## Instructions for the task
Comb through the entries for "with" and pull out each line that holds it.

## Data supplied
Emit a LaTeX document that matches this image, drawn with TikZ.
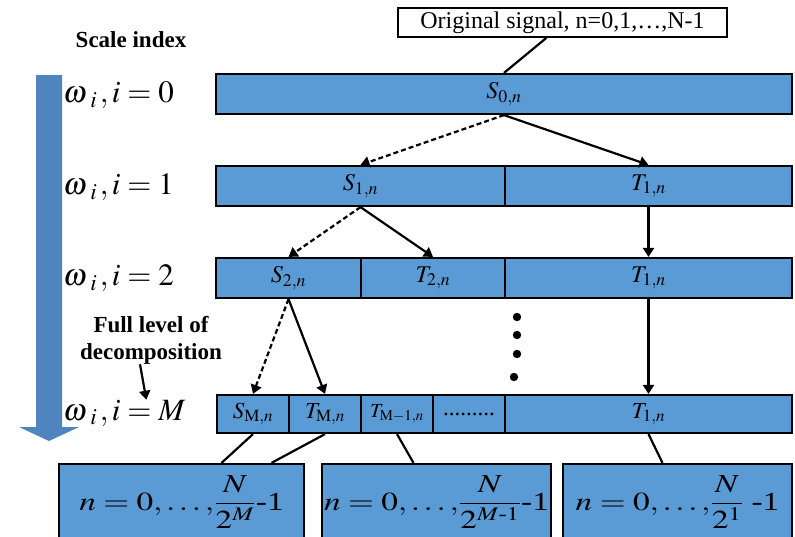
\documentclass[tikz,border=0pt]{standalone}
\usepackage{amsmath}
\usepackage{mathptmx}
\usepackage{fontspec}
\setmainfont{Liberation Serif}
\usetikzlibrary{arrows.meta,positioning,calc}
\definecolor{BarBlue}{HTML}{5B9BD5}
\definecolor{ScaleBlue}{HTML}{4F84BE}
\newcommand{\widerange}[1]{\raisebox{2pt}{\scalebox{1.28}[1]{#1}}}

\begin{document}
\begin{tikzpicture}[x=1pt,y=-1pt,
    seg/.style={draw,line width=2.2pt,fill=BarBlue,inner sep=0pt,minimum height=40pt,font=\fontsize{24}{28}\selectfont},
    segM/.style={seg,minimum height=38pt,minimum width=72pt,font=\fontsize{23}{26}\selectfont},
    rangebox/.style={draw,line width=2.2pt,fill=BarBlue,inner sep=0pt,minimum height=76pt,font=\fontsize{26}{30}\selectfont},
    scalelab/.style={anchor=west,inner sep=0pt,font=\fontsize{31}{34}\selectfont},
    note/.style={align=center,inner sep=0pt,font=\fontsize{23}{27}\selectfont\bfseries},
    tarrow/.style={-{Triangle[length=9pt,width=11pt]},line width=2.2pt},
    sarrow/.style={tarrow,dash pattern=on 5pt off 3pt},
    link/.style={line width=2.2pt}]
        \useasboundingbox (0,0) rectangle (795,536);
        \clip (0,0) rectangle (795,536);
        \fill[ScaleBlue] (36,75) -- (62,75) -- (62,427) -- (79,427) -- (49,441) -- (19,427) -- (36,427) -- cycle;
        \node[draw,line width=1.6pt,fill=white,minimum width=329pt,minimum height=29pt,inner sep=0pt,font=\fontsize{24}{28}\selectfont] (orig) at (562.5,22.5) {Original signal, n=0,1,…,N-1};
        \node[note] (scale) at (131,40) {Scale index};
        \node[scalelab] (w0) at (63,95) {$\omega\,{}_{i\,},i=0$};
        \node[scalelab] (w1) at (63,187) {$\omega\,{}_{i\,},i=1$};
        \node[scalelab] (w2) at (63,278) {$\omega\,{}_{i\,},i=2$};
        \node[scalelab] (wM) at (63,413) {$\omega\,{}_{i\,},i=M$};
        \node[note] (full) at (151,340) {Full level of\\decomposition};
        \node[seg,minimum width=576pt] (s0) at (504,94) {$S_{0,n}$};
        \node[seg,minimum width=289pt] (s1) at (360.5,186) {$S_{1,n}$};
        \node[seg,minimum width=287pt] (t1) at (648.5,186) {$T_{1,n}$};
        \node[seg,minimum width=145pt] (s2) at (288.5,278) {$S_{2,n}$};
        \node[seg,minimum width=144pt] (t2) at (433,278) {$T_{2,n}$};
        \node[seg,minimum width=287pt] (t1b) at (648.5,278) {$T_{1,n}$};
        \node[segM] (sM) at (253,414) {$S_{\mathrm{M},n}$};
        \node[segM] (tM) at (325,414) {$T_{\mathrm{M},n}$};
        \node[segM,font=\fontsize{20}{24}\selectfont] (tMa) at (397,414) {$T_{\mathrm{M}-1,n}$};
        \node[segM] (more) at (469,414) {.........};
        \node[segM,minimum width=287pt] (t1c) at (648.5,414) {$T_{1,n}$};
        \node[rangebox,minimum width=245pt] (b1) at (181.5,502) {\widerange{$n=0{,}\ldots{,}\dfrac{N}{2^{M}}$-1}};
        \node[rangebox,minimum width=229pt] (b2) at (436.5,502) {\widerange{$n=0{,}\ldots{,}\dfrac{N}{2^{M\text{-}1}}$-1}};
        \node[rangebox,minimum width=229pt] (b3) at (677.5,502) {\widerange{$n=0{,}\ldots{,}\dfrac{N}{2^{1}}$ -1}};
        \foreach \y in {317,335,354} \fill (517,\y) circle (4.2pt);
        \fill (514,377) circle (4.2pt);
        \draw[link] ([xshift=-16pt]orig.south) -- (s0.north);
        \draw[sarrow] (s0.south) -- (s1.north);
        \draw[tarrow] (s0.south) -- (t1.north);
        \draw[sarrow] (s1.south) -- (s2.north);
        \draw[tarrow] (s1.south) -- (t2.north);
        \draw[tarrow] (t1.south) -- (t1b.north);
        \draw[sarrow] (s2.south) -- (sM.north);
        \draw[tarrow] (s2.south) -- (tM.north);
        \draw[tarrow] (t1b.south) -- (t1c.north);
        \draw[link] (sM.south) -- ([xshift=40pt]b1.north);
        \draw[link] (tM.south) -- ([xshift=90pt]b1.north);
        \draw[link] (tMa.south) -- ([xshift=-23pt]b2.north);
        \draw[link] (t1c.south) -- ([xshift=-15pt]b3.north);
        \draw[tarrow] ([xshift=-11pt]full.south) -- ([xshift=22pt]wM.north);
      \end{tikzpicture}
\end{document}
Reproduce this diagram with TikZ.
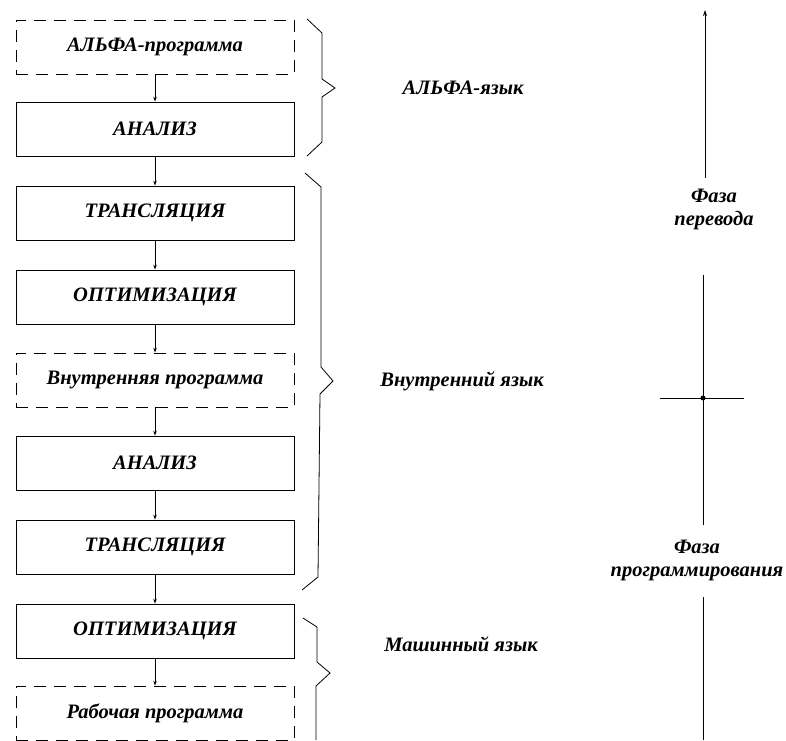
\documentclass[tikz,border=0pt]{standalone}
\usepackage{fontspec}
\setmainfont{Liberation Serif}
\usetikzlibrary{arrows.meta}
\begin{document}
\begin{tikzpicture}[x=1pt,y=-1pt,
  lbl/.style={font=\fontsize{20.5}{23}\selectfont\bfseries\itshape},
  solidbox/.style={draw, line width=0.8pt, minimum width=278pt, minimum height=54pt, inner sep=0pt, lbl},
  dashbox/.style={solidbox, dash pattern=on 12pt off 8pt},
  conn/.style={line width=0.7pt, -{Stealth[length=5pt,width=3.5pt]}},
  brace/.style={line width=0.8pt, line join=miter},
  axis/.style={line width=0.9pt},
  side/.style={lbl, align=center}]
\useasboundingbox (0,0) rectangle (786,740);
\node[dashbox]  (b1) at (155,47)  {АЛЬФА-программа};
\node[solidbox] (b2) at (155,129) {АНАЛИЗ};
\node[solidbox] (b3) at (155,213) {ТРАНСЛЯЦИЯ};
\node[solidbox] (b4) at (155,297) {ОПТИМИЗАЦИЯ};
\node[dashbox]  (b5) at (155,380) {Внутренняя программа};
\node[solidbox] (b6) at (155,463) {АНАЛИЗ};
\node[solidbox] (b7) at (155,547) {ТРАНСЛЯЦИЯ};
\node[solidbox] (b8) at (155,631) {ОПТИМИЗАЦИЯ};
\node[dashbox]  (b9) at (155,713) {Рабочая программа};
\foreach \a/\b in {b1/b2,b2/b3,b3/b4,b4/b5,b5/b6,b6/b7,b7/b8,b8/b9}
  \draw[conn] (\a.south) -- (\b.north);
% braces
\draw[brace] (307,19) -- (322,33) -- (322,79) -- (335,88) -- (322,97) -- (322,142) -- (307,156);
\draw[brace] (305,173) -- (321,187) -- (321,367) -- (333,381) -- (320,394) -- (318,577) -- (302,590);
\draw[brace] (303,618) -- (317,627) -- (317,662) -- (330,673) -- (316,686) -- (316,740);
\node[lbl] (l1) at (463,88)  {АЛЬФА-язык};
\node[lbl] (l2) at (462,381) {Внутренний язык};
\node[lbl] (l3) at (461,644) {Машинный язык};
% axis
\coordinate (a1s) at (705,178);
\coordinate (a1e) at (705,10);
\draw[axis, -{Stealth[length=6pt,width=4pt]}] (a1s) -- (a1e);
\node[side] (f1) at (714,209) {Фаза\\перевода};
\coordinate (a2s) at (703,275);
\coordinate (a2e) at (703,525);
\draw[axis] (a2s) -- (a2e);
\coordinate (c1) at (660,398);
\coordinate (c2) at (744,398);
\draw[axis] (c1) -- (c2);
\fill (703,398) circle (2.5pt);
\node[side] (f2) at (697,560) {Фаза\\программирования};
\coordinate (a3s) at (703,597);
\coordinate (a3e) at (703,740);
\draw[axis] (a3s) -- (a3e);
\end{tikzpicture}
\end{document}
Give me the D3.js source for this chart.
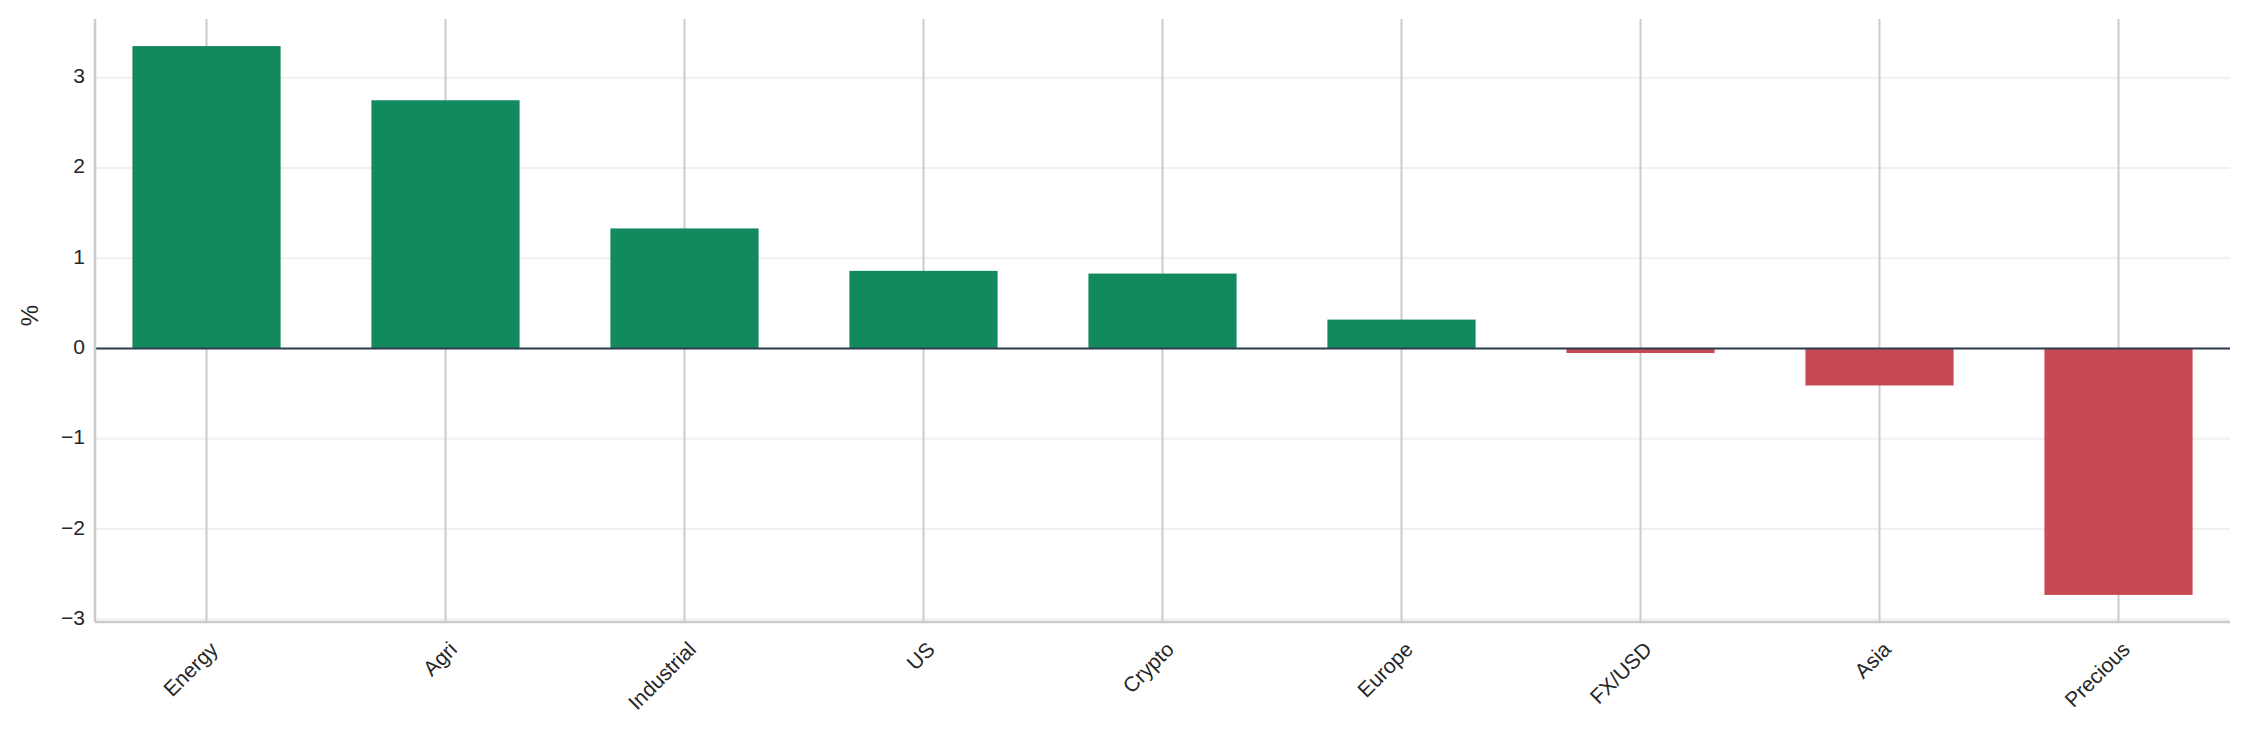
<!DOCTYPE html>
<html>
<head>
<meta charset="utf-8">
<script src="https://cdn.jsdelivr.net/npm/d3@7"></script>
<style>
  body { margin: 0; background: #fff; }
  text { font-family: "Liberation Sans", Arial, sans-serif; fill: #262626; }
</style>
</head>
<body>
<div id="chart"></div>
<script>
// 数据
const categories = ['Energy', 'Agri', 'Industrial', 'US', 'Crypto', 'Europe', 'FX/USD', 'Asia', 'Precious'];
const values = [3.35, 2.75, 1.33, 0.86, 0.83, 0.32, -0.05, -0.41, -2.73];
const yTicks = [-3, -2, -1, 0, 1, 2, 3];

const W = 2249, H = 745;
const mLeft = 95, mRight = 2230, mTop = 19, mBottom = 622;   // 绘图区边界

const svg = d3.select('#chart').append('svg')
  .attr('width', W).attr('height', H);

// 比例尺
const x = d3.scaleBand().domain(categories).range([mLeft - 8, mRight + 8]).paddingInner(0.38).paddingOuter(0.19);
const y = d3.scaleLinear().domain([-3.03, 3.65]).range([mBottom, mTop]);

// 横向网格
svg.append('g').selectAll('line').data(yTicks).enter().append('line')
  .attr('x1', mLeft).attr('x2', mRight)
  .attr('y1', d => y(d)).attr('y2', d => y(d))
  .attr('stroke', '#f0f0f0').attr('stroke-width', 2);

// 纵向网格
svg.append('g').selectAll('line').data(categories).enter().append('line')
  .attr('x1', d => x(d) + x.bandwidth() / 2).attr('x2', d => x(d) + x.bandwidth() / 2)
  .attr('y1', mTop).attr('y2', mBottom)
  .attr('stroke', '#cccccc').attr('stroke-width', 2);

// 柱子
svg.append('g').selectAll('rect').data(values).enter().append('rect')
  .attr('x', (d, i) => x(categories[i]))
  .attr('width', x.bandwidth())
  .attr('y', d => y(Math.max(0, d)))
  .attr('height', d => Math.abs(y(d) - y(0)))
  .attr('fill', d => d >= 0 ? '#138a5e' : '#c64953');

// 零线
svg.append('line')
  .attr('x1', mLeft).attr('x2', mRight)
  .attr('y1', y(0)).attr('y2', y(0))
  .attr('stroke', '#2c3e50').attr('stroke-width', 2);

// 坐标轴边框
svg.append('line').attr('x1', mLeft).attr('x2', mLeft).attr('y1', mTop).attr('y2', mBottom)
  .attr('stroke', '#cccccc').attr('stroke-width', 2.5);
svg.append('line').attr('x1', mLeft).attr('x2', mRight).attr('y1', mBottom).attr('y2', mBottom)
  .attr('stroke', '#cccccc').attr('stroke-width', 2.5);

// y 刻度
svg.append('g').selectAll('text').data(yTicks).enter().append('text')
  .attr('x', mLeft - 10).attr('y', d => y(d))
  .attr('text-anchor', 'end').attr('dominant-baseline', 'middle')
  .style('font-size', '21px')
  .text(d => d < 0 ? '\u2212' + Math.abs(d) : d);

// x 标签
svg.append('g').selectAll('text').data(categories).enter().append('text')
  .attr('transform', d => `translate(${x(d) + x.bandwidth() / 2 + 2},${mBottom + 18}) rotate(-45)`)
  .attr('text-anchor', 'end').attr('dominant-baseline', 'hanging')
  .style('font-size', '21px')
  .text(d => d);

// y 轴标题
svg.append('text')
  .attr('transform', `translate(32,${(mTop + mBottom) / 2 - 5}) rotate(-90)`)
  .attr('text-anchor', 'middle').attr('dominant-baseline', 'middle')
  .style('font-size', '24px')
  .text('%');
</script>
</body>
</html>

## Correct response
Emit a LaTeX document that matches this image, drawn with TikZ.
Reproduce this diagram with TikZ.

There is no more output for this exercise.